Self-Balancing Trees
Self-balancing trees, such as AVL trees and Red-Black trees, are advanced implementations of associative arrays. These trees maintain a balanced structure, ensuring that the height of the tree remains logarithmic relative to the number of nodes. This balance guarantees efficient operations, even in the worst-case scenarios.
Applications
Associative arrays are versatile data structures used in various applications across different domains. Their ability to efficiently map keys to values makes them ideal for tasks that require fast data retrieval and manipulation.
Database Indexing
In database management systems, associative arrays are used to implement indexing mechanisms. Indexes are crucial for optimizing query performance by allowing quick access to rows based on specific column values. Associative arrays enable the creation of indexes that map column values to the corresponding row locations, significantly speeding up query execution.
Caching Systems
Associative arrays are integral to caching systems, where they store frequently accessed data to reduce retrieval times. In a caching system, keys represent unique identifiers for data items, and values are the cached data. Associative arrays allow for efficient cache lookups, ensuring that data retrieval is fast and responsive.
Symbol Tables
In compiler design, associative arrays are used to implement symbol tables. A symbol table is a data structure that stores information about identifiers, such as variable names and function names, encountered during the compilation process. Associative arrays provide a mechanism to map these identifiers to their corresponding attributes, such as data types and memory locations.
Performance Considerations
The performance of associative arrays is influenced by several factors, including the choice of implementation, the quality of the hash function, and the handling of collisions.
Time Complexity
The time complexity of operations on associative arrays varies depending on the implementation. Hash tables offer average constant-time complexity for insertion, deletion, and lookup operations. However, in the worst-case scenario, such as when all keys hash to the same index, the complexity can degrade to O(n). Binary search trees and self-balancing trees provide logarithmic time complexity for these operations, ensuring consistent performance.
Space Complexity
The space complexity of an associative array depends on the underlying data structure. Hash tables require additional space for storing the array and handling collisions, while tree-based implementations require space proportional to the number of nodes. Efficient memory management is crucial to optimize the space usage of associative arrays.

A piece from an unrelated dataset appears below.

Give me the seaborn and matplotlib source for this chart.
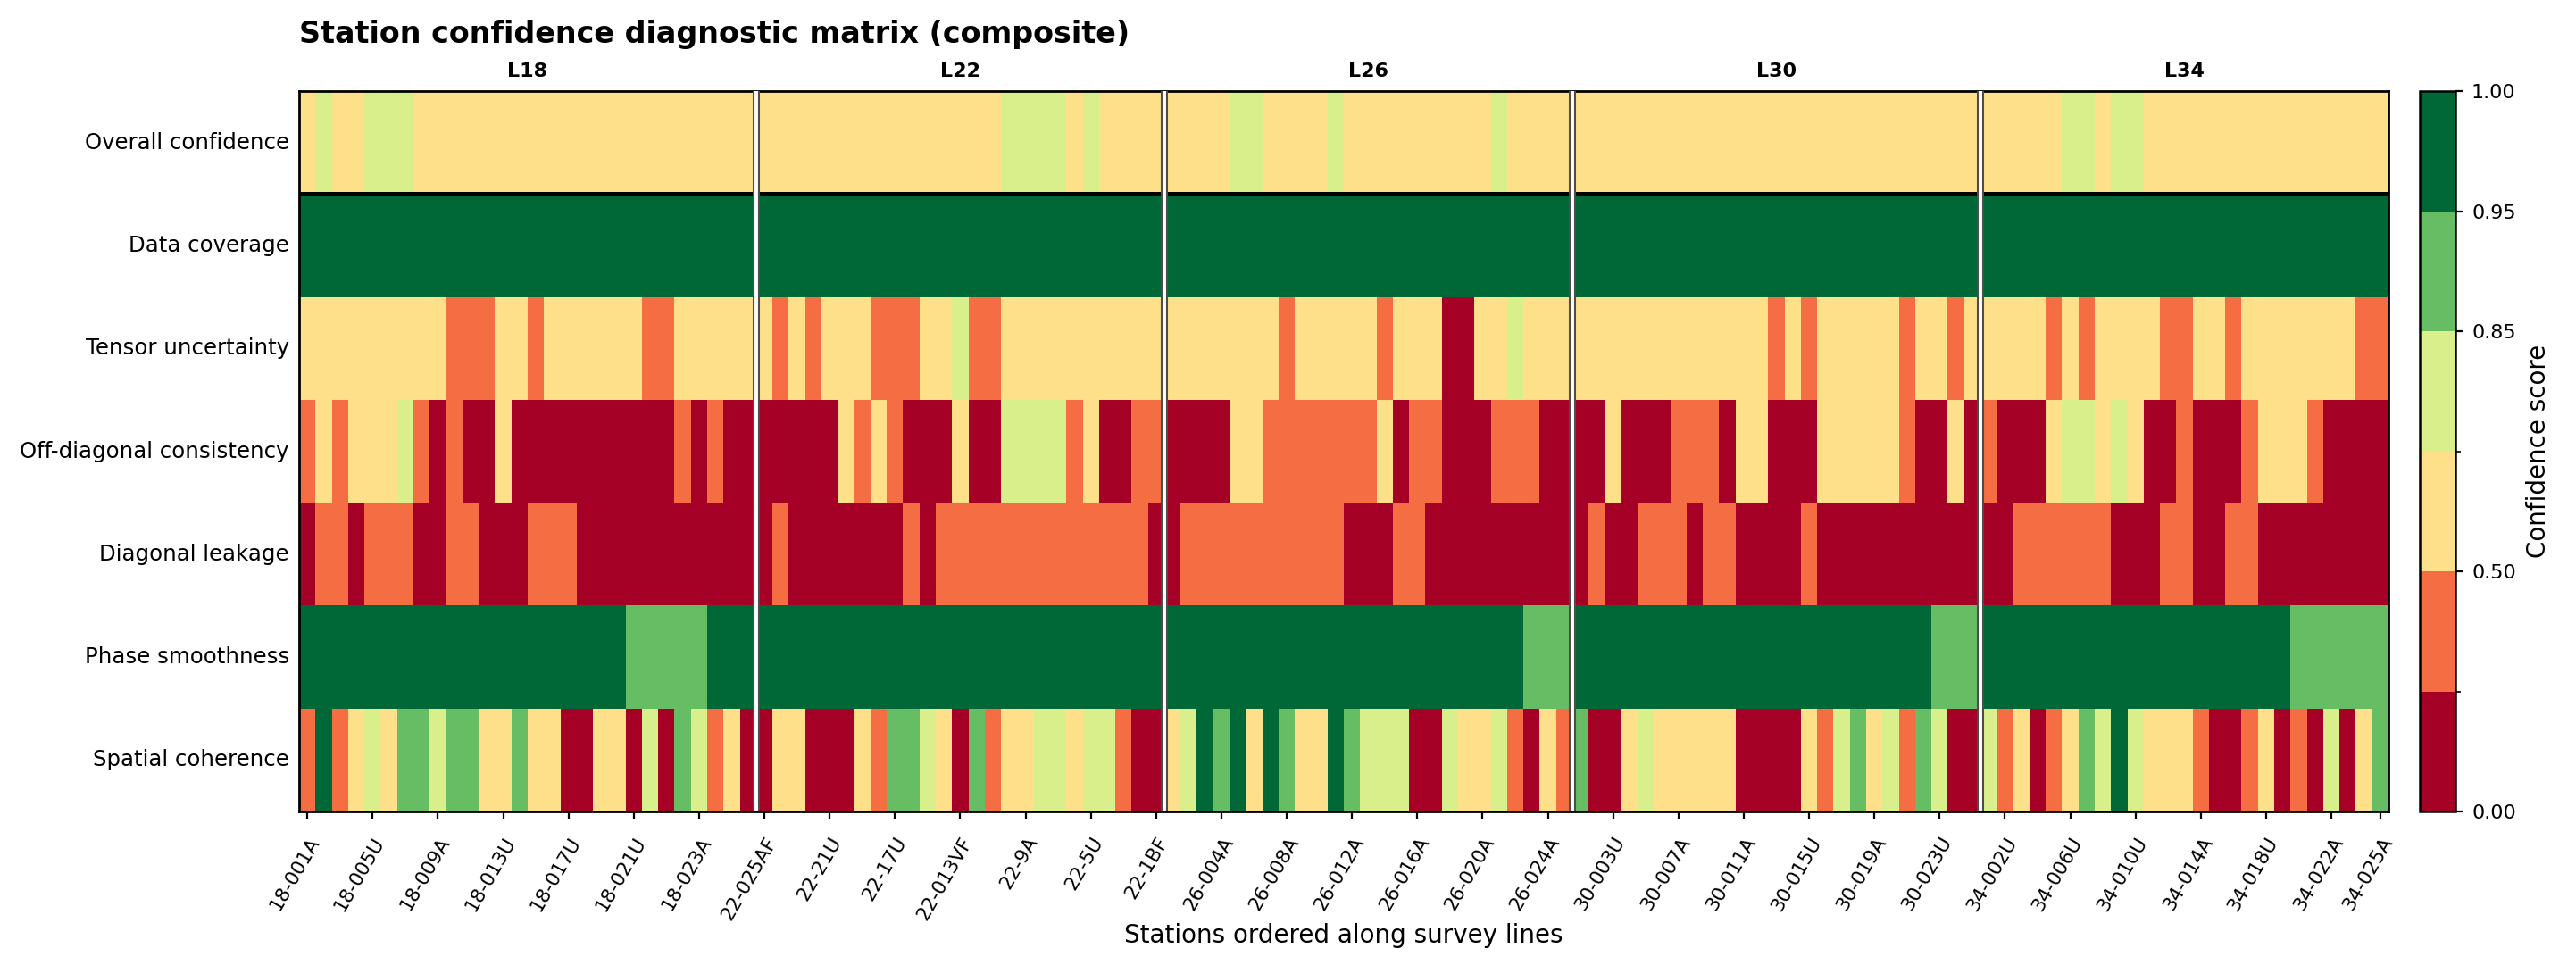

Language-Specific Implementations
Different programming languages offer built-in support for associative arrays, each with its own syntax and features.
Python
In Python, associative arrays are implemented as dictionaries. Python dictionaries are highly optimized and provide a rich set of methods for manipulating key-value pairs. They support dynamic resizing and offer average constant-time complexity for operations.
Java
In Java, the HashMap class is used to implement associative arrays. HashMap provides a flexible and efficient way to store key-value pairs, with support for null keys and values. Java also offers other implementations, such as TreeMap, which uses a red-black tree to maintain sorted order.
JavaScript
In JavaScript, associative arrays are implemented as objects. JavaScript objects allow for dynamic addition and deletion of properties, making them suitable for use as associative arrays. The Map object is another implementation that provides additional features, such as maintaining the order of insertion.